Imagine you have 10M customers. First, you might increase your rate of brand evangelists (net promoters) from 20% to 30%, an increase of half. If your evangelists net you five new customers a year, this will cut your customer acquisition cost by 20%. Let’s make a much more modest assumption, though, that your “evangelists” only deliver one new customer every other year. Your acquisition costs will decrease by 2%. And given that your brand will get a boost, you might reduce general acquisition costs by another half a percentage point. If you start at a $300 CAC, that is $6 and $1.50 saved per new customer, respectively. If you have budgeted to grow by 10% (or 1M) customers), and you have an annual customer churn rate of 10% (1M customers), you will save $7.50, 2M times!

And of course you will retain more customers. If you reduce your annual customer churn rate by a half a percentage point, you’ll save 50,000 customers at the (new) price of $292.50 each, for a whopping $14.625M in savings.

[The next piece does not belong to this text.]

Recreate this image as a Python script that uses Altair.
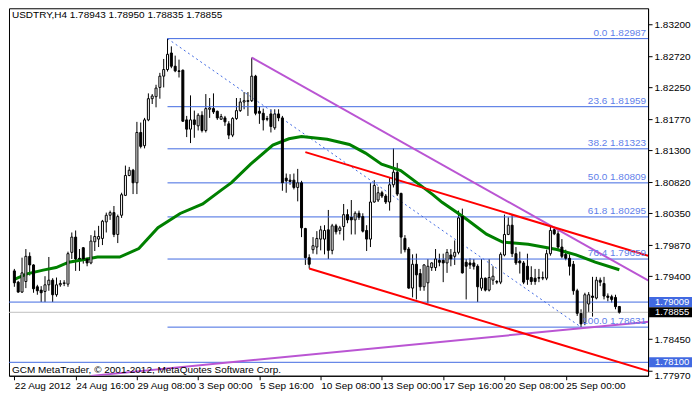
import altair as alt
import pandas as pd

# ---- candles (H4 bars, index 0 = 22 Aug 2012 00:00) ----
opens = [1.7948,1.7931,1.7916,1.7932,1.7970,1.7957,1.7924,1.7919,1.7917,1.7927,
         1.7934,1.7912,1.7927,1.7929,1.7928,1.7976,1.7999,1.7967,1.7983,1.7966,
         1.7960,1.7992,1.7996,1.7997,1.8022,1.8032,1.8036,1.8003,1.8032,1.8062,
         1.8092,1.8100,1.8081,1.8157,1.8137,1.8176,1.8208,1.8211,1.8225,1.8242,
         1.8252,1.8277,1.8257,1.8250,1.8251,1.8176,1.8162,1.8176,1.8167,1.8183,
         1.8160,1.8192,1.8193,1.8189,1.8177,1.8179,1.8170,1.8153,1.8178,1.8190,
         1.8203,1.8205,1.8205,1.8242,1.8189,1.8186,1.8178,1.8185,1.8164,1.8185,
         1.8179,1.8088,1.8085,1.8085,1.8074,1.8081,1.8012,1.7968,1.7980,1.7984,
         1.7996,1.7996,1.8010,1.7979,1.8016,1.8009,1.8015,1.8033,1.8029,1.8025,
         1.8035,1.8030,1.8009,1.7996,1.8052,1.8055,1.8066,1.8061,1.8052,1.8078,
         1.8097,1.8065,1.7997,1.7981,1.7922,1.7958,1.7944,1.7924,1.7930,1.7953,
         1.7953,1.7964,1.7964,1.7960,1.7972,1.7970,1.7976,1.8030,1.7961,1.7960,
         1.7960,1.7955,1.7922,1.7937,1.7919,1.7934,1.7932,1.7931,1.7972,1.8003,
         1.8017,1.7974,1.7963,1.7960,1.7955,1.7938,1.7937,1.7938,1.7937,1.7937,
         1.7974,1.8010,1.8004,1.7984,1.7973,1.7967,1.7958,1.7918,1.7884,1.7870,
         1.7898,1.7910,1.7907,1.7934,1.7929,1.7910,1.7909,1.7908,1.78943]
highs = [1.7951,1.7933,1.7968,1.7981,1.7976,1.7958,1.7927,1.7925,1.7940,1.7969,
         1.7937,1.7938,1.7934,1.7934,1.7977,1.8006,1.8009,1.7981,1.7984,1.7968,
         1.8002,1.8009,1.8016,1.8025,1.8036,1.8039,1.8046,1.8033,1.8066,1.8107,
         1.8105,1.8102,1.8173,1.8172,1.8179,1.8216,1.8215,1.8229,1.8247,1.8268,
         1.82987,1.8287,1.8273,1.8267,1.8252,1.8182,1.8213,1.8190,1.8186,1.8189,
         1.8215,1.8209,1.8216,1.8190,1.8185,1.8182,1.8174,1.8180,1.8209,1.8209,
         1.8218,1.8218,1.8270,1.8244,1.8196,1.8193,1.8182,1.8192,1.8192,1.8192,
         1.8182,1.8095,1.8094,1.8095,1.8102,1.8084,1.8013,1.7973,1.7999,1.8008,
         1.8016,1.8017,1.8040,1.8019,1.8019,1.8016,1.8049,1.8041,1.8055,1.8038,
         1.8039,1.8035,1.8017,1.8081,1.8085,1.8075,1.8069,1.8064,1.8089,1.8133,
         1.8111,1.8066,1.8002,1.7984,1.7973,1.7974,1.7951,1.7958,1.7966,1.7961,
         1.7981,1.7974,1.7974,1.7981,1.7981,1.7994,1.8039,1.8042,1.7966,1.7967,
         1.7966,1.7958,1.7966,1.7938,1.7966,1.7955,1.7934,1.7976,1.8033,1.8029,
         1.8033,1.7984,1.7977,1.7963,1.7974,1.7955,1.7951,1.7951,1.7947,1.7980,
         1.8015,1.8013,1.8009,1.7996,1.7980,1.7973,1.7963,1.7921,1.7890,1.7915,
         1.7916,1.7939,1.7939,1.7938,1.7939,1.7914,1.7912,1.7912,1.78950]
lows = [1.7924,1.7915,1.7915,1.7922,1.7941,1.7915,1.7912,1.7901,1.7901,1.7918,
        1.7901,1.7909,1.7924,1.7925,1.7924,1.7966,1.7948,1.7948,1.7959,1.7955,
        1.7958,1.7978,1.7984,1.7987,1.8006,1.8025,1.7999,1.7990,1.8028,1.8061,
        1.8091,1.8064,1.8064,1.8133,1.8133,1.8174,1.8200,1.8195,1.8208,1.8225,
        1.8249,1.8254,1.8248,1.8240,1.8173,1.8150,1.8141,1.8149,1.8160,1.8157,
        1.8157,1.8179,1.8185,1.8176,1.8176,1.8167,1.8147,1.8150,1.8176,1.8188,
        1.8192,1.8182,1.8203,1.8183,1.8170,1.8160,1.8174,1.8157,1.8161,1.8174,
        1.8069,1.8066,1.8078,1.8071,1.8053,1.7999,1.7957,1.79515,1.7974,1.7973,
        1.7979,1.7973,1.7966,1.7973,1.8003,1.8003,1.7994,1.8020,1.8003,1.8003,
        1.8025,1.8006,1.7978,1.7984,1.8051,1.8052,1.8058,1.8049,1.8039,1.8074,
        1.8061,1.7974,1.7976,1.7921,1.7908,1.7905,1.7918,1.7918,1.7899,1.7948,
        1.7948,1.7955,1.7931,1.7945,1.7955,1.7957,1.7973,1.7944,1.7905,1.7951,
        1.7950,1.7901,1.7918,1.7917,1.7917,1.7927,1.7928,1.7928,1.7970,1.8002,
        1.7969,1.7957,1.7944,1.7928,1.7927,1.7927,1.7927,1.7931,1.7934,1.7934,
        1.7971,1.8002,1.7979,1.7967,1.7964,1.7941,1.7912,1.7880,1.78631,1.7866,
        1.7885,1.7879,1.7905,1.7925,1.7905,1.7902,1.7900,1.7890,1.78835]
closes = [1.7930,1.7916,1.7945,1.7970,1.7957,1.7921,1.7918,1.7915,1.7927,1.7934,
          1.7912,1.7927,1.7929,1.7930,1.7974,1.7999,1.7966,1.7966,1.7966,1.7960,
          1.7993,1.8000,1.8000,1.8023,1.8032,1.8036,1.8003,1.8030,1.8063,1.8092,
          1.8100,1.8081,1.8157,1.8136,1.8176,1.8208,1.8212,1.8224,1.8242,1.8252,
          1.8275,1.8257,1.8250,1.8249,1.8174,1.8162,1.8176,1.8169,1.8183,1.8160,
          1.8193,1.8194,1.8188,1.8179,1.8181,1.8173,1.8153,1.8178,1.8190,1.8203,
          1.8205,1.8204,1.8242,1.8186,1.8186,1.8176,1.8177,1.8166,1.8185,1.8179,
          1.8081,1.8084,1.8083,1.8074,1.8081,1.8013,1.7968,1.7958,1.7986,1.7997,
          1.8010,1.8009,1.7979,1.8016,1.8007,1.8013,1.8033,1.8025,1.8025,1.8035,
          1.8029,1.8008,1.7996,1.8052,1.8077,1.8066,1.8061,1.8052,1.8078,1.8097,
          1.8064,1.7999,1.7980,1.7922,1.7958,1.7942,1.7924,1.7957,1.7955,1.7960,
          1.7966,1.7961,1.7960,1.7976,1.7966,1.7976,1.8028,1.7945,1.7955,1.7957,
          1.7955,1.7924,1.7937,1.7919,1.7938,1.7940,1.7931,1.7973,1.8003,1.8017,
          1.7974,1.7960,1.7960,1.7931,1.7935,1.7932,1.7932,1.7937,1.7938,1.7974,
          1.8009,1.8004,1.7984,1.7970,1.7967,1.7955,1.7918,1.7884,1.7868,1.7912,
          1.7912,1.7908,1.7934,1.7931,1.7910,1.7908,1.7905,1.7894,1.78855]
bars = list(range(len(opens)))

# ---- moving average ----
ma_bars = [0, 3.3, 7.5, 10.9, 14.2, 18.3, 21.7, 27.5, 32.5, 37.5, 43.3, 49.2, 54.2, 56.7,
           61.7, 67.5, 71.7, 75, 81.7, 87.5, 91.7, 95.9, 100.9, 105.9, 109.2, 111.7,
           117.5, 123.3, 127.5, 134.2, 141.7, 146.7, 151.7, 158]
ma_vals = [1.79353, 1.79435, 1.79492, 1.79530, 1.79612, 1.79651, 1.79688, 1.79688, 1.79818,
           1.80131, 1.80347, 1.80491, 1.80707, 1.80812, 1.81092, 1.81380, 1.81475, 1.81510,
           1.81467, 1.81389, 1.81259, 1.81092, 1.80996, 1.80779, 1.80635, 1.80515, 1.80285,
           1.80034, 1.79915, 1.79881, 1.79804, 1.79723, 1.79612, 1.79497]

# ---- axes ----
x_tick_bars = [0, 16, 32, 48, 64, 80, 96, 112, 128, 144]
x_tick_labels = ["22 Aug 2012", "24 Aug 16:00", "29 Aug 08:00", "3 Sep 00:00", "5 Sep 16:00",
                 "10 Sep 08:00", "13 Sep 00:00", "17 Sep 16:00", "20 Sep 08:00", "25 Sep 00:00"]
y_ticks = [1.83200, 1.82720, 1.82250, 1.81770, 1.81300, 1.80820, 1.80350, 1.79870,
           1.79400, 1.78450, 1.77970]

# ---- Fibonacci retracement ----
fib_levels = ["0.0", "23.6", "38.2", "50.0", "61.8", "76.4", "100.0"]
fib_prices = [1.82987, 1.81959, 1.81323, 1.80809, 1.80295, 1.79659, 1.78631]
fib_from_bar, fib_to_bar = 40, 148

# ---- trend lines ----
purple_down_bars, purple_down_prices = [62, 166], [1.82700, 1.79320]
purple_up_bars, purple_up_prices = [20, 166], [1.77895, 1.78715]
red_up_bars, red_up_prices = [76, 166], [1.81273, 1.79700]
red_low_bars, red_low_prices = [77, 166], [1.79515, 1.77960]

# ---- horizontal levels & price boxes ----
hline_prices = [1.79009, 1.78100]
bid_price = 1.78855
box_prices = [1.79009, 1.78855, 1.78100]
box_colors = ["#4169E1", "#000000", "#4169E1"]

header = "USDTRY,H4  1.78943 1.78950 1.78835 1.78855"
footer = "GCM MetaTrader, \u00a9 2001-2012, MetaQuotes Software Corp."

W, H = 640, 368
FONT = "Liberation Sans"
xs = alt.Scale(domain=[-0.1, 164.2], nice=False, zero=False)
ys = alt.Scale(domain=[1.77897, 1.83445], nice=False, zero=False)

candles = pd.DataFrame({"bar": bars, "open": opens, "high": highs, "low": lows, "close": closes})
candles["top"] = candles[["open", "close"]].max(axis=1)
candles["bot"] = candles[["open", "close"]].min(axis=1)
candles["up"] = candles["close"] >= candles["open"]

label_map = "{" + ",".join(f"'{b}':'{t}'" for b, t in zip(x_tick_bars, x_tick_labels)) + "}"
x_axis = alt.Axis(values=x_tick_bars, labelExpr=f"{label_map}[datum.value]", labelAlign="left",
                  tickSize=4, labelPadding=1, domainColor="black", tickColor="black",
                  labelColor="black", labelFont=FONT, labelFontSize=10, grid=False, title=None,
                  labelOverlap=False, labelFlush=False)
y_axis = alt.Axis(orient="right", values=y_ticks, format=".5f", tickSize=4, labelPadding=2,
                  domainColor="black", tickColor="black", labelColor="black", labelFont=FONT,
                  labelFontSize=10, grid=False, title=None, labelOverlap=False, labelFlush=False,
                  labelBaseline={"condition": {"test": "datum.value < 1.780", "value": "top"},
                                 "value": "middle"})


def X(field):
    return alt.X(field, scale=xs, axis=x_axis, title=None)


def Y(field):
    return alt.Y(field, scale=ys, axis=y_axis, title=None)


wicks = alt.Chart(candles).mark_rule(color="black", strokeWidth=1, clip=True).encode(
    x=X("bar:Q"), y=Y("low:Q"), y2="high:Q")

bodies = alt.Chart(candles).mark_bar(size=2, stroke="black", strokeWidth=1, clip=True).encode(
    x=X("bar:Q"), y=Y("bot:Q"), y2="top:Q",
    fill=alt.condition("datum.up", alt.value("white"), alt.value("black")))

ma = alt.Chart(pd.DataFrame({"bar": ma_bars, "v": ma_vals})).mark_line(
    color="#008000", strokeWidth=3, clip=True).encode(x=X("bar:Q"), y=Y("v:Q"))

fib_df = pd.DataFrame({"lvl": fib_levels, "p": fib_prices})
fib_df["start"] = fib_from_bar
fib_df["end"] = 166
fib_df["label"] = [f"{l} {p:.5f}" for l, p in zip(fib_levels, fib_prices)]
fib_lines = alt.Chart(fib_df).mark_rule(color="#4169E1", strokeWidth=1, clip=True).encode(
    x=X("start:Q"), x2="end:Q", y=Y("p:Q"))
fib_text = alt.Chart(fib_df).mark_text(align="right", baseline="bottom", dy=-1, font=FONT,
                                       fontSize=10, color="#5F7FEA").encode(
    x=alt.value(W - 2), y=Y("p:Q"), text="label:N")

fib_trend = alt.Chart(pd.DataFrame({"bar": [fib_from_bar, fib_to_bar],
                                    "p": [fib_prices[0], fib_prices[-1]]})).mark_line(
    color="#4169E1", strokeWidth=1, strokeDash=[2, 3], clip=True).encode(
    x=X("bar:Q"), y=Y("p:Q"))


def seg(bs, ps, color):
    return alt.Chart(pd.DataFrame({"bar": bs, "p": ps})).mark_line(
        color=color, strokeWidth=2, clip=True).encode(x=X("bar:Q"), y=Y("p:Q"))


purple1 = seg(purple_down_bars, purple_down_prices, "#BA55D3")
purple2 = seg(purple_up_bars, purple_up_prices, "#BA55D3")
red1 = seg(red_up_bars, red_up_prices, "#FF0000")
red2 = seg(red_low_bars, red_low_prices, "#FF0000")

hlines = alt.Chart(pd.DataFrame({"p": hline_prices})).mark_rule(color="#4169E1", strokeWidth=1).encode(
    y=Y("p:Q"))
bidline = alt.Chart(pd.DataFrame({"p": [bid_price]})).mark_rule(color="#C0C0C0", strokeWidth=1).encode(
    y=Y("p:Q"))

box_df = pd.DataFrame({"p": box_prices, "c": box_colors})
box_df["label"] = [f"{p:.5f}" for p in box_prices]
boxes = alt.Chart(box_df).transform_calculate(
    p1="datum.p + 0.00075", p2="datum.p - 0.00075").mark_rect().encode(
    x=alt.value(W + 1), x2=alt.value(W + 44),
    y=Y("p1:Q"), y2="p2:Q",
    fill=alt.Color("c:N", scale=None))
box_text = alt.Chart(box_df).mark_text(align="left", baseline="middle", font=FONT, fontSize=9.5,
                                       color="white").encode(
    x=alt.value(W + 7), y=Y("p:Q"), text="label:N")

head = alt.Chart(pd.DataFrame({"t": [header]})).mark_text(
    align="left", baseline="top", font=FONT, fontSize=10, color="black").encode(
    x=alt.value(3), y=alt.value(2), text="t:N")
foot = alt.Chart(pd.DataFrame({"t": [footer]})).mark_text(
    align="left", baseline="bottom", font=FONT, fontSize=10, color="black").encode(
    x=alt.value(3), y=alt.value(H - 1), text="t:N")

chart = alt.layer(
    wicks, hlines, bidline, fib_lines, fib_trend, ma, purple1, purple2, red1, red2,
    bodies, fib_text, boxes, box_text, head, foot
).properties(width=W, height=H, padding=0, background="white").configure_view(
    stroke="black", strokeWidth=1)

chart.save("out.html", embed_options={"renderer": "svg", "actions": False})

If the investment adds up quickly, the savings add up even faster

Recruiting, hiring, training: $7.2M
Tenure based productivity:$4.8M
Legal/Insurance Savings: $850k
Unemployment insurance savings: $400k
Absenteeism savings: $4M
Morale productivity boost: $2M
FMLA: $350k
Reduced CAC from evangelists: $12M
Reduced CAC from improved reputation: $3M
Customer retention: $14.625M

Total: $49.225M


The return is outstanding. Invest about $38M and receive $50M. The annual return is 28% in addition to paying back the investment. While there are some small, targeted investments you can make that will yield larger ROIs, it is rare that you can get such an impressive return on so much cash. Given how cheap capital is, just about any company in the above situation should make the investment.

But almost none will. The reason? The benefits are spread too thinly, and the investment is concentrated. The investment costs over $38M. No one gets that much benefit. So for any executive beside the CEO, the investment is presents a negative return on investment.

Who do the benefits accrue to?

Recruiting: $1.2M
HR: $250K
Insurance:  $1.6M
Training: $5.75M
Operations: $10.8M
Customer Growth: $15M
Customer Retention: $14.625M

Who wants to make a $38M investment for the above benefits?

Now, you might cleverly point out to me that a bunch of these roll up into senior executives who do get the collective benefits. But the math still doesn’t pencil out.

If there is a general manager, or a president, or a COO who gets all the operational, training, HR and insurance related benefits, her total benefit is $19.6M. If she makes the investment, she loses nearly half her money. (This is why call center operators come up with such ingenious morale boosters as “taco Tuesdays.”).

And if there is a CMO, or head of growth, or someone to that effect, who gets every benefit to the business growth side of the company, he takes in $29.625M. If the CMO invests, he loses about a quarter of his money. And as most CMOs we talk to say, “Don’t talk to me about the call center. I don’t want anything to do with it.” And I left out the swear words.

There is only one executive (beside the CFO, who doesn’t drive operational investment) that all the benefits roll up to. That’s the CEO. And if the CEO says, “I trust my call center leaders (or COO) to make this decision” and kicks the decision down to them, the organization is doomed to underinvest.

And that, inevitably, is what the CEO says. Which is why your company’s customer experience is doomed for underinvestment.